In March 2020, the FASB issued ASU 2020-04, Reference Rate Reform (Topic 848): Facilitation of the Effects of Reference Rate Reform on Financial Reporting, which provides optional expedients and exceptions for applying GAAP to contracts, hedging relationships, and other transactions affected by reference rate reform if certain criteria are met. The amendments in this ASU apply only to contracts, hedging relationships, and other transactions that reference London Interbank Offered Rate (“LIBOR”) or another reference rate expected to be discontinued because of reference rate reform. This ASU is effective as of March 12, 2020 through December 31, 2022. An entity may adopt this ASU as of any date from the beginning of an interim period that includes or is subsequent to March 12, 2020. The Company is currently evaluating the impact this guidance will have on its condensed consolidated financial statements.

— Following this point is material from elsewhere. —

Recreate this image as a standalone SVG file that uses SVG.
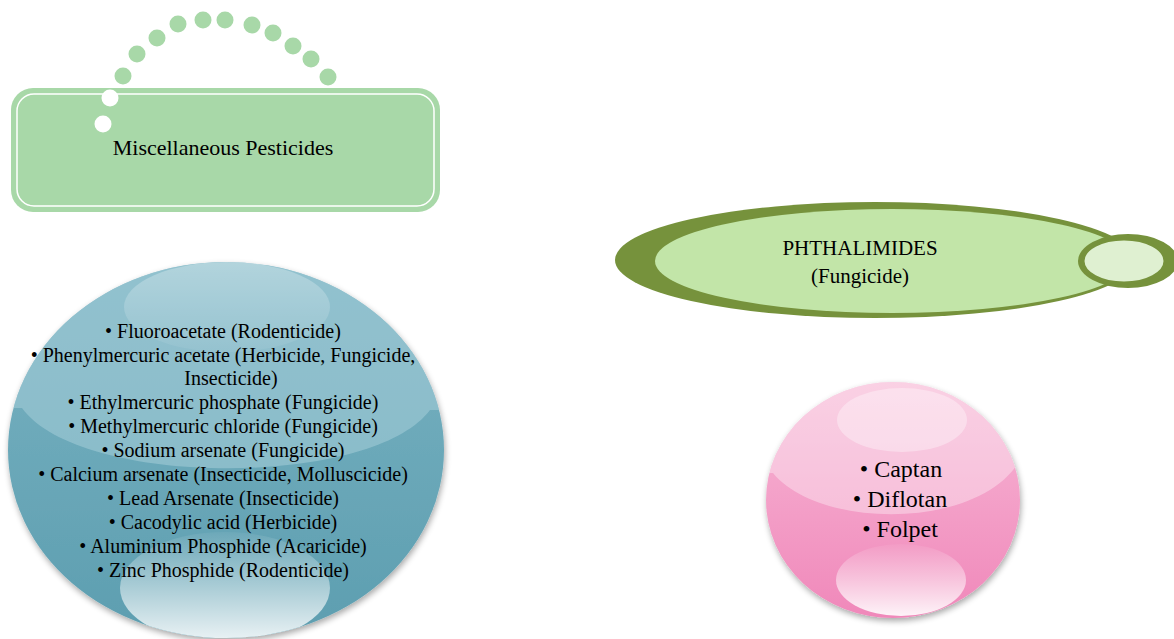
<svg xmlns="http://www.w3.org/2000/svg" width="1174" height="639" viewBox="0 0 1174 639">
<defs>
<style>
.t{font-family:"Liberation Serif","Times New Roman",serif;fill:#000;text-anchor:middle;white-space:pre}
.dot{fill:#a8d8a8}
</style>
<filter id="sh" x="-10%" y="-10%" width="120%" height="125%">
<feGaussianBlur in="SourceAlpha" stdDeviation="3"/>
<feOffset dx="1" dy="3" result="b"/>
<feComponentTransfer><feFuncA type="linear" slope="0.35"/></feComponentTransfer>
<feMerge><feMergeNode/><feMergeNode in="SourceGraphic"/></feMerge>
</filter>
<linearGradient id="blueBase" x1="0" y1="0" x2="0" y2="1">
<stop offset="0" stop-color="#7ab3c2"/>
<stop offset="1" stop-color="#5d9eb0"/>
</linearGradient>
<linearGradient id="blueHiTop" x1="0" y1="0" x2="0" y2="1">
<stop offset="0" stop-color="#ffffff" stop-opacity="0.3"/>
<stop offset="1" stop-color="#ffffff" stop-opacity="0.05"/>
</linearGradient>
<linearGradient id="hiBot" x1="0" y1="0" x2="0" y2="1">
<stop offset="0" stop-color="#ffffff" stop-opacity="0.05"/>
<stop offset="1" stop-color="#ffffff" stop-opacity="0.9"/>
</linearGradient>
<linearGradient id="pinkBase" x1="0" y1="0" x2="0" y2="1">
<stop offset="0" stop-color="#f7b8d6"/>
<stop offset="1" stop-color="#f088ba"/>
</linearGradient>
<clipPath id="cBlue"><ellipse cx="226" cy="450" rx="218" ry="188"/></clipPath>
<clipPath id="cPink"><ellipse cx="893" cy="500" rx="127" ry="118"/></clipPath>
</defs>

<g id="misc-pesticides">
<rect x="11" y="88" width="429" height="124" rx="22" fill="#a8d8a8"/>
<rect x="17" y="94" width="417" height="112" rx="17" fill="none" stroke="#ffffff" stroke-width="1.5"/>
<g id="dots">
<circle class="dot" cx="123" cy="76" r="8.5"/>
<circle class="dot" cx="137" cy="54" r="8.5"/>
<circle class="dot" cx="157" cy="38" r="8.5"/>
<circle class="dot" cx="178" cy="24" r="8.5"/>
<circle class="dot" cx="203" cy="20" r="8.5"/>
<circle class="dot" cx="225" cy="20" r="8.5"/>
<circle class="dot" cx="252" cy="25" r="8.5"/>
<circle class="dot" cx="273" cy="33" r="8.5"/>
<circle class="dot" cx="293" cy="46" r="8.5"/>
<circle class="dot" cx="311" cy="59" r="8.5"/>
<circle class="dot" cx="328" cy="77" r="8.5"/>
<circle cx="110" cy="98" r="8.5" fill="#ffffff"/>
<circle cx="103" cy="124" r="8.5" fill="#ffffff"/>
</g>
<text class="t" x="223" y="155" font-size="22">Miscellaneous Pesticides</text>
</g>

<g id="misc-list">
<ellipse cx="226" cy="450" rx="218" ry="188" fill="url(#blueBase)" filter="url(#sh)"/>
<g clip-path="url(#cBlue)">
<path d="M0,250 L452,250 L452,410 L430,410 C372,488 80,488 22,408 L0,408 Z" fill="#a6ced8" opacity="0.55"/>
<ellipse cx="227" cy="307" rx="103" ry="45" fill="url(#blueHiTop)"/>
<ellipse cx="225" cy="588" rx="105" ry="56" fill="url(#hiBot)"/>
</g>
<g class="t" font-size="20">
<text x="223" y="338">• Fluoroacetate (Rodenticide)</text>
<text x="223" y="362">• Phenylmercuric acetate (Herbicide, Fungicide,</text>
<text x="231" y="385">Insecticide)</text>
<text x="223" y="409">• Ethylmercuric phosphate (Fungicide)</text>
<text x="223" y="433">• Methylmercuric chloride  (Fungicide)</text>
<text x="223" y="457">• Sodium arsenate  (Fungicide)</text>
<text x="223" y="481">• Calcium arsenate (Insecticide, Molluscicide)</text>
<text x="223" y="505">• Lead Arsenate (Insecticide)</text>
<text x="223" y="529">• Cacodylic acid (Herbicide)</text>
<text x="223" y="553">• Aluminium Phosphide (Acaricide)</text>
<text x="223" y="577">• Zinc Phosphide (Rodenticide)</text>
</g>
</g>

<g id="phthalimides">
<ellipse cx="875" cy="260" rx="260" ry="58" fill="#76923c"/>
<ellipse cx="892" cy="261" rx="237" ry="52" fill="#c2e5a8"/>
<ellipse cx="1128" cy="261" rx="50" ry="27" fill="#76923c"/>
<ellipse cx="1124" cy="261" rx="41" ry="22" fill="#dff0d1" stroke="#76923c" stroke-width="3"/>
<text class="t" x="860" y="255" font-size="21">PHTHALIMIDES</text>
<text class="t" x="860" y="283" font-size="21">(Fungicide)</text>
</g>

<g id="phthalimides-list">
<ellipse cx="893" cy="500" rx="127" ry="118" fill="url(#pinkBase)" filter="url(#sh)"/>
<g clip-path="url(#cPink)">
<path d="M760,370 L1030,370 L1030,460 L1020,460 C980,530 820,530 773,473 L760,473 Z" fill="#ffffff" opacity="0.35"/>
<ellipse cx="902" cy="420" rx="65" ry="32" fill="#ffffff" opacity="0.35"/>
<ellipse cx="901" cy="580" rx="65" ry="36" fill="url(#hiBot)"/>
</g>
<g class="t" font-size="24">
<text x="901" y="477">• Captan</text>
<text x="900" y="507">• Diflotan</text>
<text x="900" y="537">• Folpet</text>
</g>
</g>

<g id="connectors"/>
</svg>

Recently Adopted Accounting Pronouncements — In December 2019, the FASB issued ASU 2019-12, Income Taxes (Topic 740): Simplifying the Accounting for Income Taxes. This update simplifies accounting for income taxes by eliminating some exceptions to the general approach in Accounting Standards Codification (“ASC”) 740, Income Taxes, related to intra-period tax allocation, the methodology for calculating income tax in an interim period and the recognition of deferred tax liabilities for outside basis differences. This update is effective for fiscal years, and interim periods within those fiscal years, beginning after December 15, 2020, with early adoption permitted. The amendments in this update should be applied on either a retrospective basis, a modified retrospective basis, or prospectively, depending on the provision within the amendment. The Company adopted the standard for the fiscal year beginning December 26, 2020. Adoption of the standard did not have a material impact on the condensed consolidated financial statements.